Comment 11 Atin Mukherjee 2017-02-07 12:45:00 UTC
(In reply to nchilaka from comment #8)
> QA validation:
> ===========
> observed that on 3.8.4-14:
> a new distribute only volume ===>performance.client-io-threads is ON
> new distrep ===>performance.client-io-threads is OFF
> new replicate ===>performance.client-io-threads is OFF
> new ec volume ===>performance.client-io-threads is ON
> 
> Converted a pure distribute to 2x2 volume ===>performance.client-io-threads
> is turned off as part of conversion ====>expected ===>PASS
> 
> 
> 
> Upgrade from 3.8.4-13 to 3.8.4-14
> new distrep (default was on)===>performance.client-io-threads is OFF
> new replicate (default was on)===>performance.client-io-threads is OFF
> 
> 
> 
> 
> 
> Observations/Questions:
> ===========
> Do we want to keep performance.client-io-threads "ON" for pure distribute
> volumes?
> What about a customer who had turned it on for a purpose, then we are
> explicitly turning off, right?


client-io-threads was enabled by default irrespective of volume types and now with this patch this option will not be loaded into the graph if the volume is of replicate nature (distrep or rep). So for distribute only volume the option would still be turned on.

If customer turns off this option for EC & distribute volume then the same will be reflected. For replicate volumes if it is turned on it won't reflect in the graph (however the change will reflect in gluster v info) as we'd not want to bring in the same regression problem because of which this fix was made.

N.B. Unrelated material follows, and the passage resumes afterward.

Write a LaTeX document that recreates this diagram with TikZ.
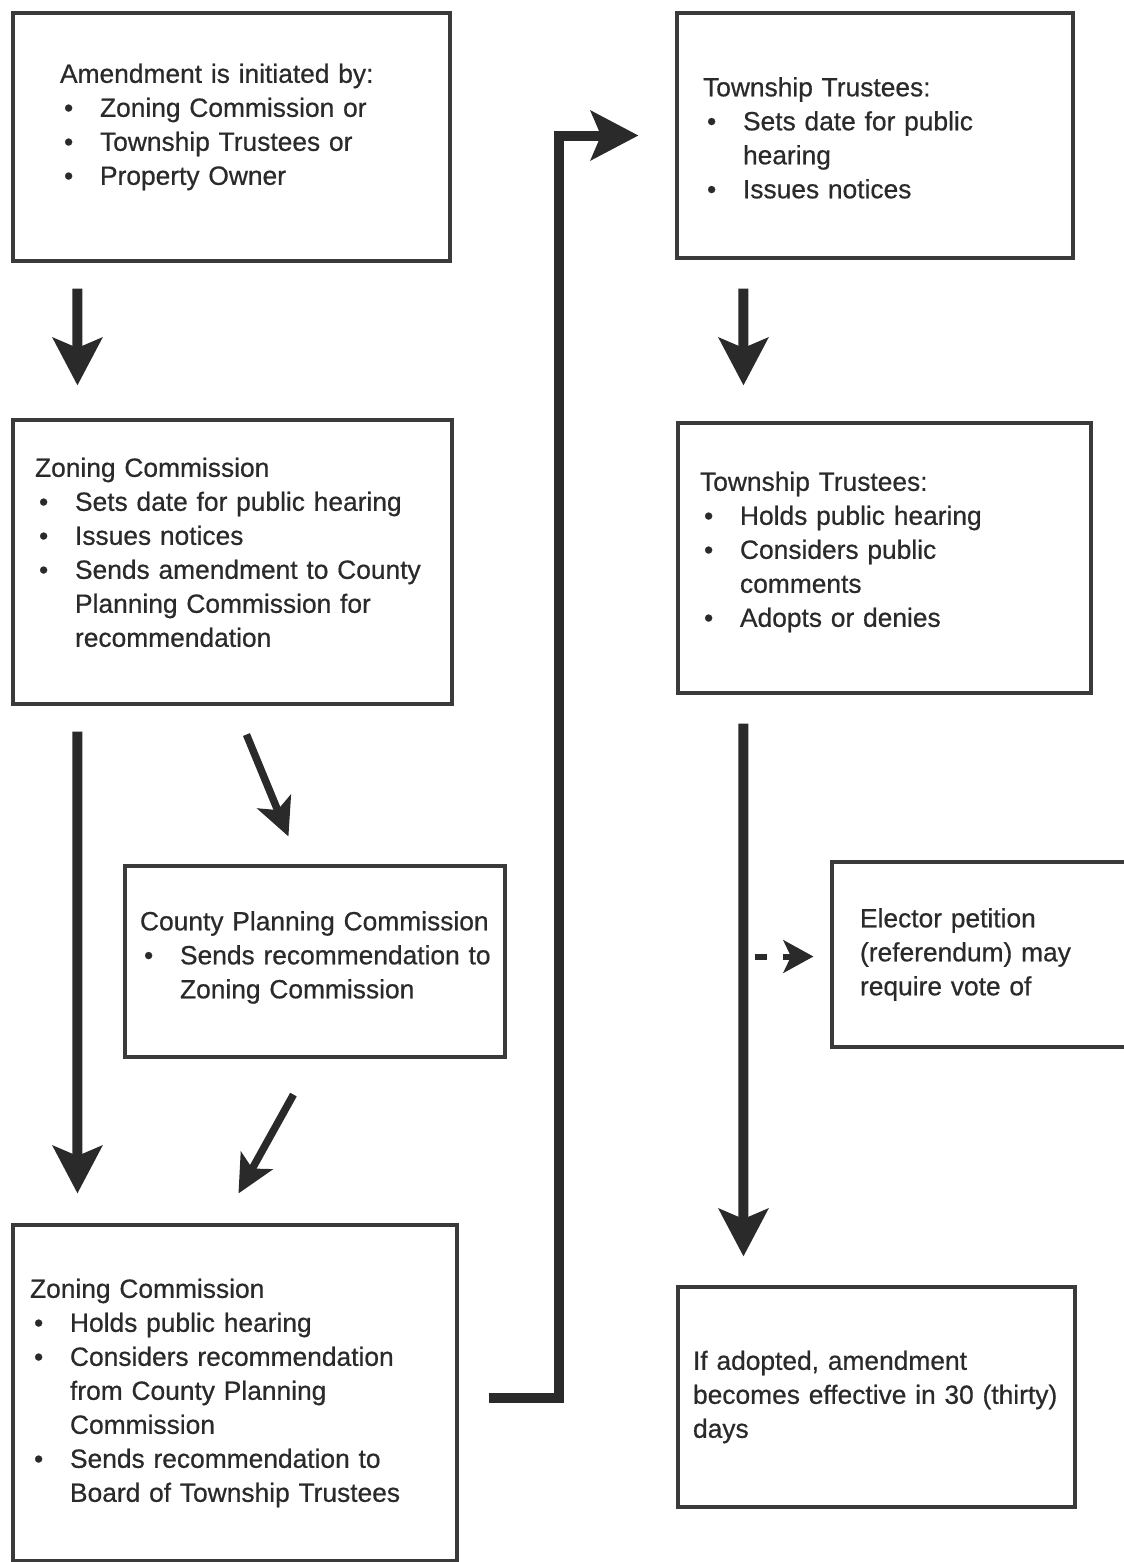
\documentclass[tikz,border=0pt]{standalone}
\usepackage{fontspec}
\setsansfont{Liberation Sans}[FakeBold=0.6]
\usepackage{xcolor}
\definecolor{inkColor}{HTML}{2A2A2A}
\definecolor{boxColor}{HTML}{3A3A3A}
\usepackage{tikz}
\usetikzlibrary{arrows.meta, positioning, calc}
\newcommand{\bulitem}{\hspace*{0.08cm}\makebox[0.72cm][l]{\textbullet}}
\newcommand{\bulind}{\hspace*{0.8cm}}
\newcommand{\liftby}[2]{\raisebox{#1}[\height][\depth]{#2}}

\begin{document}
\begin{tikzpicture}[x=0.02cm, y=-0.02cm, font=\sffamily\fontsize{15pt}{19.35pt}\selectfont,
    stagebox/.style={draw=boxColor, line width=1.8pt, align=left, text=inkColor},
    bigarrow/.style={-{Stealth[length=0.95cm, width=0.98cm, inset=0.2cm]}, line width=0.2cm, draw=inkColor},
    slantarrow/.style={-{Stealth[length=0.75cm, width=0.72cm, inset=0.18cm]}, line width=0.15cm, draw=inkColor},
    dasharrow/.style={-{Stealth[length=0.6cm, width=0.65cm, inset=0.15cm]}, line width=0.12cm, dash pattern=on 0.24cm off 0.32cm, draw=inkColor}]
        \useasboundingbox (0,0) rectangle (1124,1562);

        % Left column
        \node[stagebox, minimum width=8.74cm, minimum height=4.96cm, text width=6.86cm, inner xsep=0.94cm] (init) at (231.5,137) {\liftby{0.2cm}{\begin{tabular}{@{}l@{}}Amendment is initiated by:\\ \bulitem Zoning Commission or\\ \bulitem Township Trustees or\\ \bulitem Property Owner\end{tabular}}};
        \node[stagebox, minimum width=8.78cm, minimum height=5.68cm, text width=7.9cm, inner xsep=0.44cm] (zcone) at (232.5,562) {\liftby{0.14cm}{\begin{tabular}{@{}l@{}}Zoning Commission\\ \bulitem Sets date for public hearing\\ \bulitem Issues notices\\ \bulitem Sends amendment to County\\ \bulind Planning Commission for\\ \bulind recommendation\end{tabular}}};
        \node[stagebox, minimum width=7.6cm, minimum height=3.82cm, text width=7.0cm, inner xsep=0.3cm] (county) at (315,961.5) {\liftby{0.08cm}{\begin{tabular}{@{}l@{}}County Planning Commission\\ \bulitem Sends recommendation to\\ \bulind Zoning Commission\end{tabular}}};
        \node[stagebox, minimum width=8.88cm, minimum height=6.72cm, text width=8.2cm, inner xsep=0.34cm] (zctwo) at (235,1393) {\begin{tabular}{@{}l@{}}Zoning Commission\\ \bulitem Holds public hearing\\ \bulitem Considers recommendation\\ \bulind from County Planning\\ \bulind Commission\\ \bulitem Sends recommendation to\\ \bulind Board of Township Trustees\end{tabular}};

        % Right column
        \node[stagebox, minimum width=7.92cm, minimum height=4.9cm, text width=6.88cm, inner xsep=0.52cm] (ttone) at (875,135.5) {\liftby{-0.1cm}{\begin{tabular}{@{}l@{}}Township Trustees:\\ \bulitem Sets date for public\\ \bulind hearing\\ \bulitem Issues notices\end{tabular}}};
        \node[stagebox, minimum width=8.26cm, minimum height=5.4cm, text width=7.38cm, inner xsep=0.44cm] (tttwo) at (884.5,558) {\liftby{0.12cm}{\begin{tabular}{@{}l@{}}Township Trustees:\\ \bulitem Holds public hearing\\ \bulitem Considers public\\ \bulind comments\\ \bulitem Adopts or denies\end{tabular}}};
        \node[stagebox, minimum width=6.06cm, minimum height=3.7cm, text width=4.94cm, inner xsep=0.56cm] (petition) at (983.5,954.5) {\begin{tabular}{@{}l@{}}Elector petition\\ (referendum) may\\ require vote of\end{tabular}};
        \node[stagebox, minimum width=7.94cm, minimum height=4.4cm, text width=7.34cm, inner xsep=0.3cm] (effect) at (876.5,1397) {\begin{tabular}{@{}l@{}}If adopted, amendment\\ becomes effective in 30 (thirty)\\ days\end{tabular}};

        % Arrows
        \draw[bigarrow] ($(init.south west)+(66,26)$) -- ($(zcone.north west)+(66,-33)$);
        \draw[bigarrow] ($(zcone.south west)+(66,26)$) -- ($(zctwo.north west)+(66,-30)$);
        \draw[slantarrow] ($(zcone.south west)+(235,29)$) -- ($(county.north west)+(165,-28)$);
        \draw[slantarrow] ($(county.south west)+(170,36)$) -- ($(zctwo.north west)+(227,-30)$);
        \draw[bigarrow] ($(zctwo.east)+(30,5)$) -- ++(70,0) |- ($(ttone.west)+(-37,0)$);
        \draw[bigarrow] ($(ttone.south west)+(68,29)$) -- ($(tttwo.north west)+(67,-36)$);
        \draw[bigarrow] ($(tttwo.south west)+(67,29)$) -- ($(effect.north west)+(67,-29)$);
        \draw[dasharrow] ($(petition.west)+(-75,2)$) -- ($(petition.west)+(-17,2)$);
    \end{tikzpicture}
\end{document}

Comment 12 Nag Pavan Chilakam 2017-02-07 12:56:57 UTC
thanks Atin,


based on my testing in https://bugzilla.redhat.com/show_bug.cgi?id=1418011#c8
moving to verified

Comment 14 errata-xmlrpc 2017-03-23 06:04:25 UTC
Since the problem described in this bug report should be
resolved in a recent advisory, it has been closed with a
resolution of ERRATA.

For information on the advisory, and where to find the updated
files, follow the link below.

If the solution does not work for you, open a new bug report.

https://rhn.redhat.com/errata/RHSA-2017-0486.html